[AIM OF THE EXERCISE]
From the first line of the data below through the line bearing "3.55, 3.83, 4.11];", reproduce each line exactly; do not include pictures.

[EXTRACTED DATA]
※ ※ ※
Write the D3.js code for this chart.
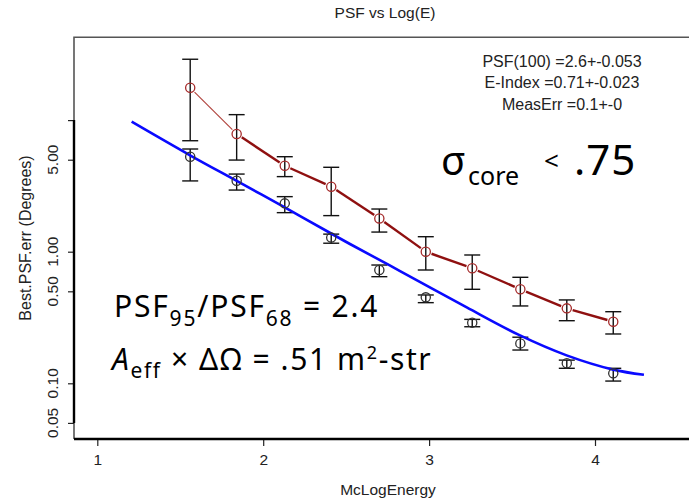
<!DOCTYPE html>
<html>
<head>
<meta charset="utf-8">
<script src="https://cdn.jsdelivr.net/npm/d3@7"></script>
<style>
  html, body { margin: 0; padding: 0; background: #fff; }
  svg { display: block; }
  .axis-text { font-family: "Liberation Sans", Arial, sans-serif; fill: #222; }
  .note { font-family: "Comic Sans MS", "Noto Sans", "DejaVu Sans", sans-serif; fill: #000; }
</style>
</head>
<body>
<svg id="chart" width="689" height="501"></svg>
<script>
// Energy bins (log10 of MC energy)
const energy = [1.56, 1.84, 2.13, 2.41, 2.70, 2.98, 3.26, 3.55, 3.83, 4.11];

// 95% containment PSF (degrees) with error bar limits
const psf95   = [17.6, 7.84, 4.50, 3.12, 1.79, 1.00, 0.748, 0.518, 0.371, 0.294];
const psf95Hi = [29.0, 11.0, 5.27, 4.38, 2.11, 1.30, 0.944, 0.639, 0.430, 0.350];
const psf95Lo = [6.97, 4.97, 3.72, 1.88, 1.41, 0.726, 0.518, 0.387, 0.299, 0.237];

// 68% containment PSF (degrees) with error bar limits
const psf68   = [5.27, 3.46, 2.33, 1.28, 0.726, 0.450, 0.289, 0.201, 0.142, 0.119];
const psf68Hi = [6.03, 3.89, 2.62, 1.36, 0.792, 0.469, 0.306, 0.224, 0.150, 0.130];
const psf68Lo = [3.45, 2.94, 1.98, 1.16, 0.646, 0.410, 0.269, 0.179, 0.130, 0.104];

// Fitted PSF model curve
const fitEnergy = [1.207, 1.559, 1.846, 2.130, 2.415, 2.523, 2.825, 3.227, 3.548, 3.829, 4.110, 4.295];
const fitPsf    = [9.72, 5.40, 3.42, 2.17, 1.363, 1.144, 0.713, 0.377, 0.231, 0.163, 0.127, 0.116];

// Axis ticks
const xTicks = [1, 2, 3, 4];
const yTicks = [0.05, 0.10, 0.50, 1.00, 5.00, 10.0];
const yTickLabels = ["0.05", "0.10", "0.50", "1.00", "5.00", ""];

// Fit summary
const fitNotes = ["PSF(100) =2.6+-0.053", "E-Index =0.71+-0.023", "MeasErr =0.1+-0"];

const svg = d3.select("#chart");
const W = 689, H = 501;
const box = { left: 74, top: 37.3, bottom: 439 };

const x = d3.scaleLinear().domain([1, 4]).range([97.3, 595]);
const y = d3.scaleLog().domain([0.1, 1]).range([383.3, 251.7]);

// Title
svg.append("text").attr("class", "axis-text")
  .attr("x", 385).attr("y", 18).attr("text-anchor", "middle")
  .attr("font-size", 15.5).text("PSF vs Log(E)");

// Plot frame (top and left)
svg.append("path")
  .attr("d", `M${box.left},${box.bottom} V${box.top} H${W + 5}`)
  .attr("fill", "none").attr("stroke", "#555").attr("stroke-width", 1.6);

// X axis
const xAxis = d3.axisBottom(x).tickValues(xTicks).tickSize(7).tickPadding(8)
  .tickFormat(d3.format("d"));
const gx = svg.append("g").attr("transform", `translate(0,${box.bottom})`).call(xAxis);
gx.select(".domain").remove();
gx.append("line").attr("x1", box.left).attr("x2", W + 5).attr("y1", 0).attr("y2", 0)
  .attr("stroke", "#000").attr("stroke-width", 2.4);
gx.selectAll(".tick line").attr("stroke", "#222").attr("stroke-width", 1.2);
gx.selectAll(".tick text").attr("class", "axis-text").attr("font-size", 15.5)
  .attr("fill", "#222").attr("font-family", "Liberation Sans, Arial, sans-serif");

svg.append("text").attr("class", "axis-text")
  .attr("x", 388).attr("y", 495).attr("text-anchor", "middle")
  .attr("font-size", 15.5).text("McLogEnergy");

// Y axis (log)
const yAxis = d3.axisLeft(y).tickValues(yTicks).tickSize(6).tickFormat("");
const gy = svg.append("g").attr("transform", `translate(${box.left},0)`).call(yAxis);
gy.select(".domain").remove();
gy.append("line").attr("x1", 0).attr("x2", 0)
  .attr("y1", y(d3.max(yTicks))).attr("y2", y(d3.min(yTicks)))
  .attr("stroke", "#000").attr("stroke-width", 2.4);
gy.selectAll(".tick line").attr("stroke", "#222").attr("stroke-width", 1.2);

svg.append("g").selectAll("text").data(yTicks.map((v, i) => [v, yTickLabels[i]]))
  .join("text").attr("class", "axis-text")
  .attr("transform", d => `translate(53,${y(d[0])}) rotate(-90)`)
  .attr("text-anchor", "middle").attr("dy", "0.35em")
  .attr("font-size", 15.5).text(d => d[1]);

svg.append("text").attr("class", "axis-text")
  .attr("transform", "translate(25,238) rotate(-90)")
  .attr("text-anchor", "middle").attr("dy", "0.35em")
  .attr("font-size", 16).text("Best.PSF.err (Degrees)");

// Error bars
const cap = 8;
function errorBars(lo, hi) {
  const g = svg.append("g").attr("stroke", "#111").attr("stroke-width", 1.4).attr("fill", "none");
  energy.forEach((e, i) => {
    const cx = x(e);
    g.append("line").attr("x1", cx).attr("x2", cx).attr("y1", y(hi[i])).attr("y2", y(lo[i]));
    g.append("line").attr("x1", cx - cap).attr("x2", cx + cap).attr("y1", y(hi[i])).attr("y2", y(hi[i]));
    g.append("line").attr("x1", cx - cap).attr("x2", cx + cap).attr("y1", y(lo[i])).attr("y2", y(lo[i]));
  });
}
errorBars(psf95Lo, psf95Hi);
errorBars(psf68Lo, psf68Hi);

// Fit curve
const fitLine = d3.line().x(d => x(d[0])).y(d => y(d[1])).curve(d3.curveCatmullRom.alpha(0.5));
svg.append("path")
  .attr("d", fitLine(fitEnergy.map((e, i) => [e, fitPsf[i]])))
  .attr("fill", "none").attr("stroke", "#0a0aff").attr("stroke-width", 2.6);

// 95% points joined by segments with gaps at the markers
const r = 4.6;
const redG = svg.append("g").attr("fill", "none");
for (let i = 0; i < energy.length - 1; i++) {
  const x1 = x(energy[i]), y1 = y(psf95[i]);
  const x2 = x(energy[i + 1]), y2 = y(psf95[i + 1]);
  const len = Math.hypot(x2 - x1, y2 - y1);
  const ux = (x2 - x1) / len, uy = (y2 - y1) / len;
  const gap = r + 1.5;
  redG.append("line")
    .attr("x1", x1 + ux * gap).attr("y1", y1 + uy * gap)
    .attr("x2", x2 - ux * gap).attr("y2", y2 - uy * gap)
    .attr("stroke", i === 0 ? "#b0403a" : "#8f1010")
    .attr("stroke-width", i === 0 ? 1.1 : 2.4);
}

svg.append("g").selectAll("circle").data(energy).join("circle")
  .attr("cx", d => x(d)).attr("cy", (d, i) => y(psf95[i])).attr("r", r)
  .attr("fill", "none").attr("stroke", "#a52a2a").attr("stroke-width", 1.3);

svg.append("g").selectAll("circle").data(energy).join("circle")
  .attr("cx", d => x(d)).attr("cy", (d, i) => y(psf68[i])).attr("r", r)
  .attr("fill", "none").attr("stroke", "#333").attr("stroke-width", 1.3);

// Fit summary text
svg.append("g").selectAll("text").data(fitNotes).join("text")
  .attr("class", "axis-text").attr("x", 562)
  .attr("y", (d, i) => [67, 88, 110][i]).attr("text-anchor", "middle")
  .attr("font-size", 16).text(d => d);

// Annotations
svg.append("text").attr("class", "note").attr("x", 441).attr("y", 175)
  .attr("font-size", 40).text("σ");
svg.append("text").attr("class", "note").attr("x", 468).attr("y", 185)
  .attr("font-size", 25).text("core");
svg.append("text").attr("class", "note").attr("x", 544).attr("y", 170)
  .attr("font-size", 26).text("<");
svg.append("text").attr("class", "note").attr("x", 574).attr("y", 175)
  .attr("font-size", 42).attr("letter-spacing", 1).text(".75");

const t1 = svg.append("text").attr("class", "note").attr("x", 114).attr("y", 317)
  .attr("font-size", 30).attr("letter-spacing", 1.8);
t1.append("tspan").text("PSF");
t1.append("tspan").attr("font-size", 21).attr("dy", 9).text("95");
t1.append("tspan").attr("dy", -9).text("/PSF");
t1.append("tspan").attr("font-size", 21).attr("dy", 9).text("68");
t1.append("tspan").attr("dy", -9).text(" = 2.4");

const t2 = svg.append("text").attr("class", "note").attr("x", 112).attr("y", 370)
  .attr("font-size", 30).attr("letter-spacing", 1.6);
t2.append("tspan").attr("font-style", "italic").text("A");
t2.append("tspan").attr("font-size", 21).attr("dy", 8).text("eff");
t2.append("tspan").attr("dy", -8).text(" × ΔΩ = .51 m");
t2.append("tspan").attr("font-size", 18).attr("dy", -11).text("2");
t2.append("tspan").attr("dy", 11).text("-str");
</script>
</body>
</html>
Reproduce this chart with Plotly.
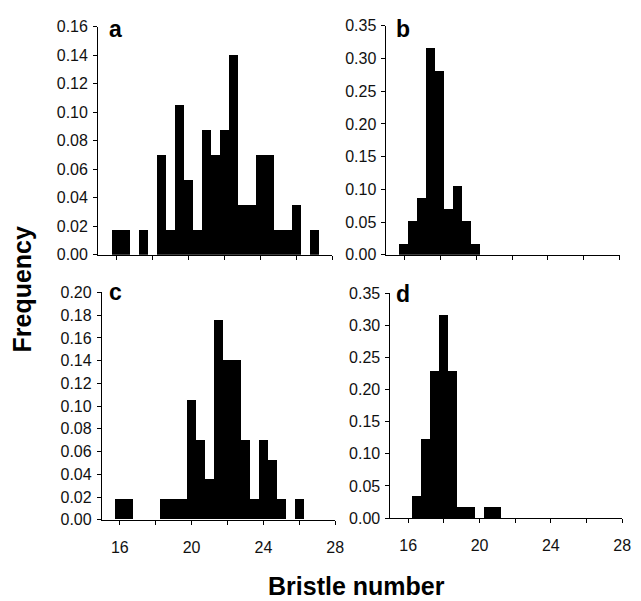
※ ※ ※
[EXERCISE OUTPUT]
Write the D3.js code for this chart.
<!DOCTYPE html>
<html>
<head>
<meta charset="utf-8">
<script src="https://cdn.jsdelivr.net/npm/d3@7"></script>
<style>
  html, body { margin: 0; padding: 0; background: #fff; }
  svg { display: block; }
  .axis-text { font-family: "Liberation Sans", Arial, sans-serif; fill: #222; }
  .note { font-family: "Comic Sans MS", "Noto Sans", "DejaVu Sans", sans-serif; fill: #000; }
</style>
</head>
<body>
<svg id="chart" width="689" height="501"></svg>
<script>
// Energy bins (log10 of MC energy)
const energy = [1.56, 1.84, 2.13, 2.41, 2.70, 2.98, 3.26, 3.55, 3.83, 4.11];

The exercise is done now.